┌──
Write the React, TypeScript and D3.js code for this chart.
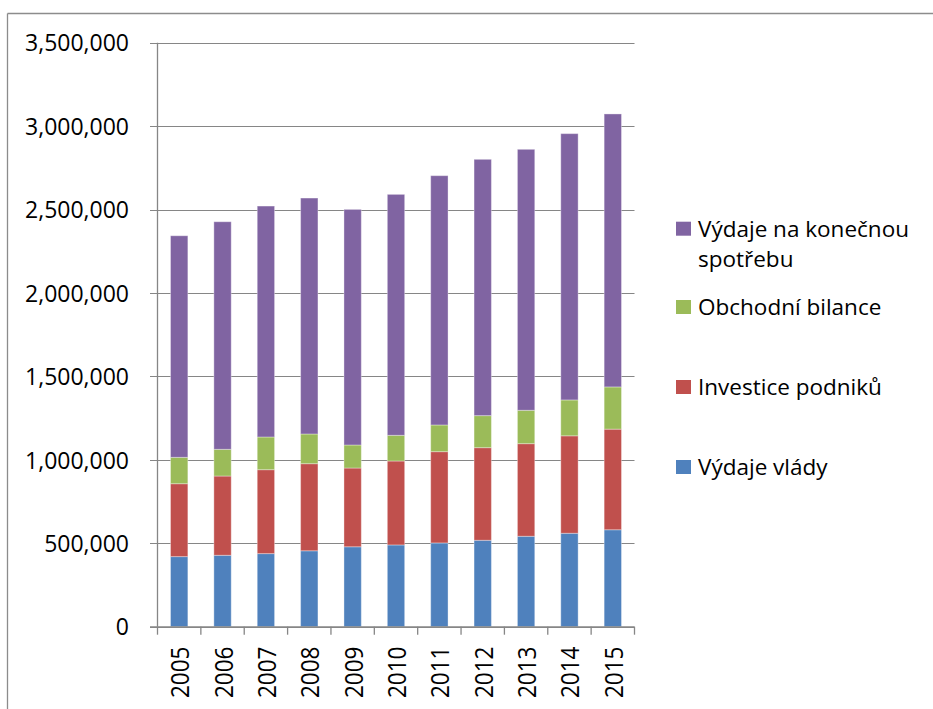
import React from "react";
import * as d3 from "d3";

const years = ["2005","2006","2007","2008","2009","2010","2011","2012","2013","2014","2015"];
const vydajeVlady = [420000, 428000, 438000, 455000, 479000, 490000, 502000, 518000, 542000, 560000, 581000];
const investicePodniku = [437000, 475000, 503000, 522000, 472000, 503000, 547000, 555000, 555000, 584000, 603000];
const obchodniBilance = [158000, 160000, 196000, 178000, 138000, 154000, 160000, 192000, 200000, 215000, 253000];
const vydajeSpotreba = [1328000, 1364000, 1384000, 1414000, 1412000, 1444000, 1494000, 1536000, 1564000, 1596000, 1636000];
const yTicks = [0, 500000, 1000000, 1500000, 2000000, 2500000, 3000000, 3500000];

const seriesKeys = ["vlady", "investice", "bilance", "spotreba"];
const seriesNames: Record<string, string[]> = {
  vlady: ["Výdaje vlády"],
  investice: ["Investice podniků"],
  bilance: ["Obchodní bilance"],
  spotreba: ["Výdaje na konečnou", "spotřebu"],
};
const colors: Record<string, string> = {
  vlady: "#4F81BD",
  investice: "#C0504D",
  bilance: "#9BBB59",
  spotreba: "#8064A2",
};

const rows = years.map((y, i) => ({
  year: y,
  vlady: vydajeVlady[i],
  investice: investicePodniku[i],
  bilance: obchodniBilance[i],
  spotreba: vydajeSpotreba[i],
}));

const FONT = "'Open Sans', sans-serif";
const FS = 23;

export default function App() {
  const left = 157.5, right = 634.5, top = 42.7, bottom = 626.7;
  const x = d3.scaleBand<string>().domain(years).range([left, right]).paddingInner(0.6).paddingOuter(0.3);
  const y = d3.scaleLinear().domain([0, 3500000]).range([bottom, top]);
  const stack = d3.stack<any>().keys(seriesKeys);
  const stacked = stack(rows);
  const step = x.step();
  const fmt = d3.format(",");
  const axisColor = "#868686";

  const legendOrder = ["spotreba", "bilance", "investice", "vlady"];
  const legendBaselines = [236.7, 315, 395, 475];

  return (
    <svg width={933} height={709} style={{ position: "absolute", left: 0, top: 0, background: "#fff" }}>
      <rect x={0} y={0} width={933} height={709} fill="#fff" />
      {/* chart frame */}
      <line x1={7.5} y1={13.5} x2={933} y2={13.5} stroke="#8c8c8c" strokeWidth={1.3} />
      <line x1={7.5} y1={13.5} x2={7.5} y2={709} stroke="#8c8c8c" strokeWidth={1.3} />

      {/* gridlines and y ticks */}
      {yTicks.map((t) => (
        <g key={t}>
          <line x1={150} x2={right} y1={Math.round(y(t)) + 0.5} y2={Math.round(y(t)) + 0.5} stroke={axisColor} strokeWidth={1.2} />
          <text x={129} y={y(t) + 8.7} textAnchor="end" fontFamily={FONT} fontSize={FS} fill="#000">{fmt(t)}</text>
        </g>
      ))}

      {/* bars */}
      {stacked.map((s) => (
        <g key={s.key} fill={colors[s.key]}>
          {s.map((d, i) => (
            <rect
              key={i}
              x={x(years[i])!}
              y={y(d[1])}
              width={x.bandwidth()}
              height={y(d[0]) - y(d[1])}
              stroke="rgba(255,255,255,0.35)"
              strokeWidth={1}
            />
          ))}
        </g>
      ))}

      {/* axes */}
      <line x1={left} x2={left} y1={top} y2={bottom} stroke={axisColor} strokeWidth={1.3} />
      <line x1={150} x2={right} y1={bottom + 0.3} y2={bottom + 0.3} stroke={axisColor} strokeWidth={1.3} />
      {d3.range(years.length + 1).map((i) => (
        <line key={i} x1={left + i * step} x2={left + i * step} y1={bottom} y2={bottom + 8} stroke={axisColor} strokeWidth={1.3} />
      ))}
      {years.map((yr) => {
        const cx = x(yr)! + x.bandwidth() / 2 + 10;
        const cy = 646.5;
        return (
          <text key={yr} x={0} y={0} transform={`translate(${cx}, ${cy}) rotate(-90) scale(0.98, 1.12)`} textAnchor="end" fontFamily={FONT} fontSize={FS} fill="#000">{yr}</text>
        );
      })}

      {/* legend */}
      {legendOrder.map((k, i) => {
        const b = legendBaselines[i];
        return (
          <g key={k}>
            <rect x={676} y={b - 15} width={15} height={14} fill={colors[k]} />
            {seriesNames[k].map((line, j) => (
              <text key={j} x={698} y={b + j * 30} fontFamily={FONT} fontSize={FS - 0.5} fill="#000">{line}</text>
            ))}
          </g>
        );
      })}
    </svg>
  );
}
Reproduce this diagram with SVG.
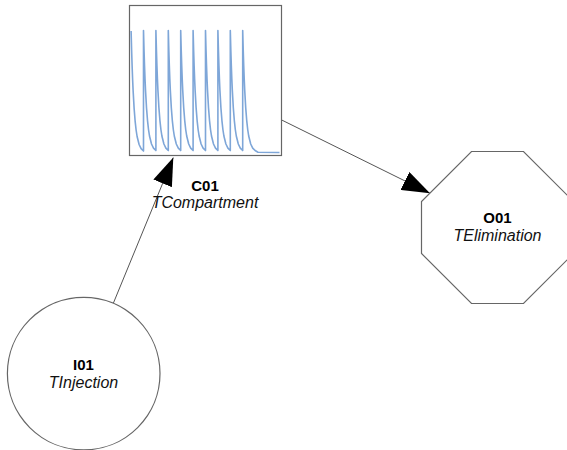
└──
* **What is being asked**
Give again, please, precisely the lines that begin the records and run through the line with "import * as" in it, keeping both end lines and dropping any pictures.

* **Solution below**
Write the React, TypeScript and D3.js code for this chart.
import React from "react";
import * as d3 from "d3";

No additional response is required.